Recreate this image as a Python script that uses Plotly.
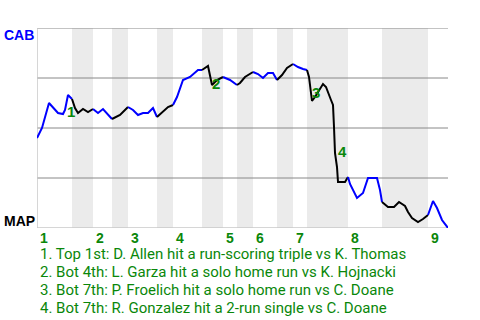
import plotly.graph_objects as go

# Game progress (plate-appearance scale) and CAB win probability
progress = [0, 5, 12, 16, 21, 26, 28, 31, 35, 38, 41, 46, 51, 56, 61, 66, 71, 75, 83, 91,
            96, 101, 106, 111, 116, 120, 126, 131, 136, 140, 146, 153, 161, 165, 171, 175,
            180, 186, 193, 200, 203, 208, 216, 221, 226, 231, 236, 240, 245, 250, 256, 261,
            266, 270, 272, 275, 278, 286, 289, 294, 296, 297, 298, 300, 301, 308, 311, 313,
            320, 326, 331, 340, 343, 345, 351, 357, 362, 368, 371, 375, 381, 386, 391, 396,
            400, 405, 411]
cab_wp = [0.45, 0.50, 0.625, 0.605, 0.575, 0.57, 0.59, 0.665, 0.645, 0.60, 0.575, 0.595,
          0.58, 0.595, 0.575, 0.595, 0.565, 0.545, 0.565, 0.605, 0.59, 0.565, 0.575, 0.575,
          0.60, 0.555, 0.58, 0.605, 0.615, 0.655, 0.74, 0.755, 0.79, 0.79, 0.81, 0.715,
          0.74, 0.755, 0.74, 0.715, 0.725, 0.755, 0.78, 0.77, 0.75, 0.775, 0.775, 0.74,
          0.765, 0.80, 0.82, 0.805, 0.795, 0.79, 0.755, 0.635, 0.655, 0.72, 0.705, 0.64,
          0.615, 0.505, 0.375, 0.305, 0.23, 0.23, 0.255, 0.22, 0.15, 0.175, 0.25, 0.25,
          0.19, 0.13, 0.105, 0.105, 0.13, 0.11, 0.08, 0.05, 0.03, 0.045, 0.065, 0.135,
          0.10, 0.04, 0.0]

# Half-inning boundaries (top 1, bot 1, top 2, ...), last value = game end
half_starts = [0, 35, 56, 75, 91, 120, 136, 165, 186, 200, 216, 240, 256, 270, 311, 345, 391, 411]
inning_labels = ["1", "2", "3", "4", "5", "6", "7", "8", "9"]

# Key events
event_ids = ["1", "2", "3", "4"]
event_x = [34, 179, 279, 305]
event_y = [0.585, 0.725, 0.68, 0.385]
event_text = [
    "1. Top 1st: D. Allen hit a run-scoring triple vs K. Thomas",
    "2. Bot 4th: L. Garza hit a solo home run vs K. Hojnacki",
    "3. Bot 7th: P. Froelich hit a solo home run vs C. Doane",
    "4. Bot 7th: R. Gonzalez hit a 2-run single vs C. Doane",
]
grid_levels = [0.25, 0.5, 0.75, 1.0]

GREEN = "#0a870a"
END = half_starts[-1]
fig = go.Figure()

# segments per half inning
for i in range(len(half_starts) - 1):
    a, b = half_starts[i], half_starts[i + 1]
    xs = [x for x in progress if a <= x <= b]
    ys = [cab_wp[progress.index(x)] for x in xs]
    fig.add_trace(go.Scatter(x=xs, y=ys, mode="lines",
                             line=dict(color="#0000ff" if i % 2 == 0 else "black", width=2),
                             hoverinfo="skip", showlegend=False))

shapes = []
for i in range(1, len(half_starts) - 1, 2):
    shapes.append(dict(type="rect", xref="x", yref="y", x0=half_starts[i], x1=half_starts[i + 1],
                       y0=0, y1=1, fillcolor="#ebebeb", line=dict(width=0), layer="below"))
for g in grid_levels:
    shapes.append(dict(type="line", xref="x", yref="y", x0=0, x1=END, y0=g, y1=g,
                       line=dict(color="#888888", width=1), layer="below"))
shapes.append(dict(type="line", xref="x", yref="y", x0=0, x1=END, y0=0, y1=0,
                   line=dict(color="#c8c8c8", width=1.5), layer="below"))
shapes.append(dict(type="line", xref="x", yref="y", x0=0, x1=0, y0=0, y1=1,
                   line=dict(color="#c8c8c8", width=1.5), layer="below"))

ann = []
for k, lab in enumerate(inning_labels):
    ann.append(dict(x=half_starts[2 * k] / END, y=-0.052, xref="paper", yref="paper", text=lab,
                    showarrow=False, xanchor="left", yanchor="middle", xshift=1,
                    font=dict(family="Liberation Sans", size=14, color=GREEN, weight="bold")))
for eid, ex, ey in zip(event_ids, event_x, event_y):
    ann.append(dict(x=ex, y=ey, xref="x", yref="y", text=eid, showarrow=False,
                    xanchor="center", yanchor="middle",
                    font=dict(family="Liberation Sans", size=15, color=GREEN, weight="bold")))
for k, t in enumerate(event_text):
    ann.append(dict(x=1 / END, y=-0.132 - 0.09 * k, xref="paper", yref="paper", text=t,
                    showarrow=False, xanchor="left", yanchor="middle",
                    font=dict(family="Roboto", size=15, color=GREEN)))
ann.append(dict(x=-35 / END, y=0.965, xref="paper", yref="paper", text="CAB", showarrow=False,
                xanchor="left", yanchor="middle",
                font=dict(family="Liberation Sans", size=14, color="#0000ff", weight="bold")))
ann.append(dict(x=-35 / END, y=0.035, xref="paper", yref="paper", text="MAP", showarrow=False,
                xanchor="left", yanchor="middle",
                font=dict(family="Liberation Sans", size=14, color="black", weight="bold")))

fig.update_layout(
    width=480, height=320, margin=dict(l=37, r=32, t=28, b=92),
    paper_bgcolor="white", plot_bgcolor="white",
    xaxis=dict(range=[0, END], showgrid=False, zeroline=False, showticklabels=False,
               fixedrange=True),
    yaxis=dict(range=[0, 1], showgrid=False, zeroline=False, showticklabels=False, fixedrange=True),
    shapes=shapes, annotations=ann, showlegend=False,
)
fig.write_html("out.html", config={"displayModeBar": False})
━━━━━━━━━━
▶ _GOAL_: Every line above should be repeated exactly; pictures stay out of the copy.

▶ _COMPLETED EXERCISE_:
Recreate this image as a Python script that uses Plotly.
import plotly.graph_objects as go

# Game progress (plate-appearance scale) and CAB win probability
progress = [0, 5, 12, 16, 21, 26, 28, 31, 35, 38, 41, 46, 51, 56, 61, 66, 71, 75, 83, 91,
            96, 101, 106, 111, 116, 120, 126, 131, 136, 140, 146, 153, 161, 165, 171, 175,
            180, 186, 193, 200, 203, 208, 216, 221, 226, 231, 236, 240, 245, 250, 256, 261,
            266, 270, 272, 275, 278, 286, 289, 294, 296, 297, 298, 300, 301, 308, 311, 313,
            320, 326, 331, 340, 343, 345, 351, 357, 362, 368, 371, 375, 381, 386, 391, 396,
            400, 405, 411]
cab_wp = [0.45, 0.50, 0.625, 0.605, 0.575, 0.57, 0.59, 0.665, 0.645, 0.60, 0.575, 0.595,
          0.58, 0.595, 0.575, 0.595, 0.565, 0.545, 0.565, 0.605, 0.59, 0.565, 0.575, 0.575,
          0.60, 0.555, 0.58, 0.605, 0.615, 0.655, 0.74, 0.755, 0.79, 0.79, 0.81, 0.715,
          0.74, 0.755, 0.74, 0.715, 0.725, 0.755, 0.78, 0.77, 0.75, 0.775, 0.775, 0.74,
          0.765, 0.80, 0.82, 0.805, 0.795, 0.79, 0.755, 0.635, 0.655, 0.72, 0.705, 0.64,
          0.615, 0.505, 0.375, 0.305, 0.23, 0.23, 0.255, 0.22, 0.15, 0.175, 0.25, 0.25,
          0.19, 0.13, 0.105, 0.105, 0.13, 0.11, 0.08, 0.05, 0.03, 0.045, 0.065, 0.135,
          0.10, 0.04, 0.0]

# Half-inning boundaries (top 1, bot 1, top 2, ...), last value = game end
half_starts = [0, 35, 56, 75, 91, 120, 136, 165, 186, 200, 216, 240, 256, 270, 311, 345, 391, 411]
inning_labels = ["1", "2", "3", "4", "5", "6", "7", "8", "9"]

# Key events
event_ids = ["1", "2", "3", "4"]
event_x = [34, 179, 279, 305]
event_y = [0.585, 0.725, 0.68, 0.385]
event_text = [
    "1. Top 1st: D. Allen hit a run-scoring triple vs K. Thomas",
    "2. Bot 4th: L. Garza hit a solo home run vs K. Hojnacki",
    "3. Bot 7th: P. Froelich hit a solo home run vs C. Doane",
    "4. Bot 7th: R. Gonzalez hit a 2-run single vs C. Doane",
]
grid_levels = [0.25, 0.5, 0.75, 1.0]

GREEN = "#0a870a"
END = half_starts[-1]
fig = go.Figure()

# segments per half inning
for i in range(len(half_starts) - 1):
    a, b = half_starts[i], half_starts[i + 1]
    xs = [x for x in progress if a <= x <= b]
    ys = [cab_wp[progress.index(x)] for x in xs]
    fig.add_trace(go.Scatter(x=xs, y=ys, mode="lines",
                             line=dict(color="#0000ff" if i % 2 == 0 else "black", width=2),
                             hoverinfo="skip", showlegend=False))

shapes = []
for i in range(1, len(half_starts) - 1, 2):
    shapes.append(dict(type="rect", xref="x", yref="y", x0=half_starts[i], x1=half_starts[i + 1],
                       y0=0, y1=1, fillcolor="#ebebeb", line=dict(width=0), layer="below"))
for g in grid_levels:
    shapes.append(dict(type="line", xref="x", yref="y", x0=0, x1=END, y0=g, y1=g,
                       line=dict(color="#888888", width=1), layer="below"))
shapes.append(dict(type="line", xref="x", yref="y", x0=0, x1=END, y0=0, y1=0,
                   line=dict(color="#c8c8c8", width=1.5), layer="below"))
shapes.append(dict(type="line", xref="x", yref="y", x0=0, x1=0, y0=0, y1=1,
                   line=dict(color="#c8c8c8", width=1.5), layer="below"))

ann = []
for k, lab in enumerate(inning_labels):
    ann.append(dict(x=half_starts[2 * k] / END, y=-0.052, xref="paper", yref="paper", text=lab,
                    showarrow=False, xanchor="left", yanchor="middle", xshift=1,
                    font=dict(family="Liberation Sans", size=14, color=GREEN, weight="bold")))
for eid, ex, ey in zip(event_ids, event_x, event_y):
    ann.append(dict(x=ex, y=ey, xref="x", yref="y", text=eid, showarrow=False,
                    xanchor="center", yanchor="middle",
                    font=dict(family="Liberation Sans", size=15, color=GREEN, weight="bold")))
for k, t in enumerate(event_text):
    ann.append(dict(x=1 / END, y=-0.132 - 0.09 * k, xref="paper", yref="paper", text=t,
                    showarrow=False, xanchor="left", yanchor="middle",
                    font=dict(family="Roboto", size=15, color=GREEN)))
ann.append(dict(x=-35 / END, y=0.965, xref="paper", yref="paper", text="CAB", showarrow=False,
                xanchor="left", yanchor="middle",
                font=dict(family="Liberation Sans", size=14, color="#0000ff", weight="bold")))
ann.append(dict(x=-35 / END, y=0.035, xref="paper", yref="paper", text="MAP", showarrow=False,
                xanchor="left", yanchor="middle",
                font=dict(family="Liberation Sans", size=14, color="black", weight="bold")))

fig.update_layout(
    width=480, height=320, margin=dict(l=37, r=32, t=28, b=92),
    paper_bgcolor="white", plot_bgcolor="white",
    xaxis=dict(range=[0, END], showgrid=False, zeroline=False, showticklabels=False,
               fixedrange=True),
    yaxis=dict(range=[0, 1], showgrid=False, zeroline=False, showticklabels=False, fixedrange=True),
    shapes=shapes, annotations=ann, showlegend=False,
)
fig.write_html("out.html", config={"displayModeBar": False})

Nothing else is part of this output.